La vie des allocataires est un sport de combat. Leur minimum vital ne leur permettant pas de s’acquitter d’un loyer, le Jobcenter prend celui-ci en charge, à la condition qu’il ne dépasse pas le plafond fixé par l’administration selon les zones géographiques. « Un tiers des personnes qui viennent nous voir le font pour des problèmes de logement, déclare Mme Freitag. Le plus souvent parce que l’envolée des loyers dans les grandes villes, notamment à Berlin, les a fait sortir des clous du Jobcenter. Elles doivent soit déménager, mais sans savoir où, car le marché locatif est saturé, soit régler la différence de leur poche en rognant sur leur budget alimentaire. » Sur les 500 000 « Hartz IV » vivant à Berlin, 40 % paieraient un loyer qui excède la limite réglementaire.

Le Jobcenter peut aussi débloquer au compte-gouttes des aides d’urgence. Cela lui confère un droit de regard qui s’apparente presque à un placement sous curatelle. Compte en banque, achats, déplacements, vie familiale ou même amoureuse : aucun aspect de la vie privée n’échappe à l’humiliant radar des contrôleurs. Les 408 agences du pays disposant d’une marge d’initiative, certaines débordent d’imagination. Fin 2016, par exemple, le Jobcenter de Stade, en Basse-Saxe, a adressé un questionnaire à une chômeuse célibataire enceinte la priant de divulguer l’identité et la date de naissance de ses partenaires sexuels.

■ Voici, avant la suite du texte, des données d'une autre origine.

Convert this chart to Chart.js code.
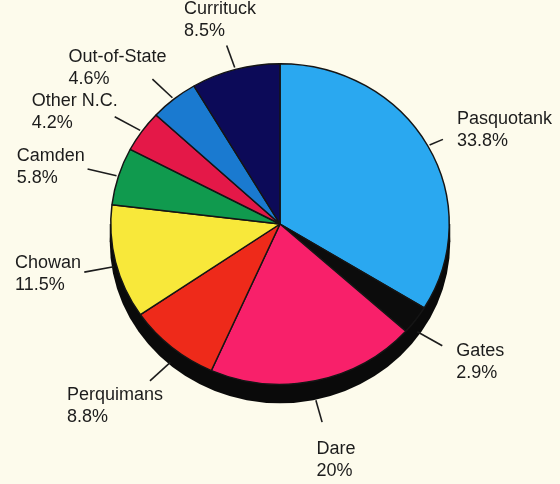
<!DOCTYPE html>
<html>
<head>
<meta charset="utf-8">
<script src="https://cdn.jsdelivr.net/npm/chart.js@4.4.1/dist/chart.umd.min.js"></script>
<style>
  html, body { margin: 0; padding: 0; background: #fdfbec; }
  #wrap { position: relative; width: 560px; height: 484px; }
</style>
</head>
<body>
<div id="wrap"><canvas id="pieChart"></canvas></div>
<script>
// Data
const counties = ['Pasquotank', 'Gates', 'Dare', 'Perquimans', 'Chowan', 'Camden', 'Other N.C.', 'Out-of-State', 'Currituck'];
const shares = [33.8, 2.9, 20, 8.8, 11.5, 5.8, 4.2, 4.6, 8.5];
const shareLabels = ['33.8%', '2.9%', '20%', '8.8%', '11.5%', '5.8%', '4.2%', '4.6%', '8.5%'];
const sliceColors = ['#2aa8f0', '#0c0c0c', '#f8206a', '#ee2a1a', '#f8e83a', '#109a4e', '#e41848', '#1a7ad0', '#0c0a58'];

// tilt / depth of the pseudo 3D pie
const tilt = 161 / 170;
const depth = 18;

// squash the pie vertically and draw the black side underneath
const tiltPlugin = {
    id: 'tilt',
    beforeDatasetsDraw(chart) {
        const arc = chart.getDatasetMeta(0).data[0];
        if (!arc) return;
        const ctx = chart.ctx;
        const cx = arc.x, cy = arc.y, r = arc.outerRadius;
        ctx.save();
        ctx.fillStyle = '#0a0a0a';
        ctx.beginPath();
        ctx.ellipse(cx, cy + depth, r + 1, r * tilt + 1, 0, 0, Math.PI * 2);
        ctx.fill();
        ctx.fillRect(cx - r - 1, cy, 2 * r + 2, depth);
        ctx.restore();
        ctx.save();
        ctx.translate(cx, cy);
        ctx.scale(1, tilt);
        ctx.translate(-cx, -cy);
    },
    afterDatasetsDraw(chart) {
        chart.ctx.restore();
    }
};

// outside labels with leader lines
const labelPlugin = {
    id: 'outLabels',
    afterDraw(chart) {
        const ctx = chart.ctx;
        const meta = chart.getDatasetMeta(0);
        const lineH = 22;
        ctx.save();
        ctx.font = '18px "Liberation Sans", Arial, sans-serif';
        ctx.fillStyle = '#1c1c1c';
        ctx.strokeStyle = '#1c1c1c';
        ctx.lineWidth = 1.6;
        ctx.textBaseline = 'top';
        ctx.textAlign = 'left';
        meta.data.forEach((arc, i) => {
            const mid = (arc.startAngle + arc.endAngle) / 2;
            const dx = Math.cos(mid), dy = Math.sin(mid);
            const r = arc.outerRadius;
            const rimX = arc.x + r * dx;
            const rimY = arc.y + r * tilt * dy + (dy > 0 ? depth * dy : 0);
            // leader leans a bit towards horizontal
            const n = Math.hypot(dx, dy * 0.75);
            const ux = dx / n, uy = dy * 0.75 / n;
            let len = 22 + 10 * Math.abs(ux);
            let x2 = rimX + len * ux, y2 = rimY + len * uy;
            const lines = [counties[i], shareLabels[i]];
            const w = Math.max(...lines.map(t => ctx.measureText(t).width));
            const h = lineH * 2;
            let bx = x2 - w * (0.35 - 0.65 * ux) + ux * 4;
            bx = Math.max(6, Math.min(bx, chart.width - w - 8));
            const vy = uy < 0 ? 28 * uy * uy * uy : 46 * uy - 4;
            const by = y2 + vy - h / 2;
            // keep the leader clear of a label pushed back inside the canvas
            if (ux > 0.5 && x2 > bx - 14) {
                len = Math.max(12, (bx - 14 - rimX) / ux);
                x2 = rimX + len * ux;
                y2 = rimY + len * uy;
            }
            ctx.beginPath();
            ctx.moveTo(rimX + 2 * ux, rimY + 2 * uy);
            ctx.lineTo(x2, y2);
            ctx.stroke();
            lines.forEach((t, k) => ctx.fillText(t, bx, by + k * lineH));
        });
        ctx.restore();
    }
};

const ctx = document.getElementById('pieChart').getContext('2d');
new Chart(ctx, {
    type: 'pie',
    data: {
        labels: counties,
        datasets: [{
            data: shares,
            backgroundColor: sliceColors,
            borderColor: '#151515',
            borderWidth: 1.5
        }]
    },
    options: {
        responsive: true,
        maintainAspectRatio: false,
        animation: false,
        events: [],
        layout: { padding: { top: 54, bottom: 90, left: 0, right: 0 } },
        plugins: {
            legend: { display: false },
            tooltip: { enabled: false }
        }
    },
    plugins: [tiltPlugin, labelPlugin]
});
</script>
</body>
</html>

Par sa philosophie, ce régime inquisitorial se trouvait déjà en germe dans le manifeste signé en juin 1999 par M. Schröder et son homologue britannique Anthony Blair. Les deux prophètes de la « social-démocratie moderne » y proclamaient la nécessité de « transformer le filet de sécurité des acquis sociaux en un tremplin vers la responsabilité individuelle ». Car, précisait ce texte intitulé « Europe : la troisième voie, le nouveau centre », « un travail à temps partiel ou un emploi faiblement rémunéré valent mieux que pas de travail du tout, parce qu’ils facilitent la transition du chômage vers l’emploi ». Un pauvre qui sue plutôt qu’un pauvre qui chôme : cette vérité de café du commerce a servi de matrice idéologique à la « césure sans doute la plus importante dans l’histoire de l’État social allemand depuis Bismarck », selon la formule de Christoph Butterwegge, chercheur en sciences sociales à l’université de Cologne.

En France, les lois Hartz constituent depuis douze ans une source inépuisable de ravissement dans les cercles patronaux, médiatiques et politiques. L’ode rituelle au « modèle allemand » a encore gagné en puissance depuis l’arrivée à l’Élysée de M. Emmanuel Macron, pour qui « l’Allemagne a formidablement réformé ». Un point de vue rarement contesté par les éditorialistes. « Le chancelier allemand Gerhard Schröder est passé en force pour imposer les réformes qui font la prospérité de son pays », a rappelé le directeur éditorial du Monde au lendemain de l’élection du candidat de la « start-up nation », pour l’exhorter à faire montre d’une poigne de fer dans ses propres réformes. L’économiste Pierre Cahuc, inspirateur avec Marc Ferracci et Philippe Aghion de la refonte du marché de l’emploi imaginée par M. Macron, salue lui aussi « l’exceptionnelle réussite de l’économie allemande ». Il estime que Hartz IV, non seulement « c’est mieux pour l’emploi », mais c’est préférable aussi pour diffuser la joie et la bonne humeur, puisque « les Allemands se déclarent de plus en plus satisfaits de leur situation, surtout les plus modestes, alors que la satisfaction des Français stagne ».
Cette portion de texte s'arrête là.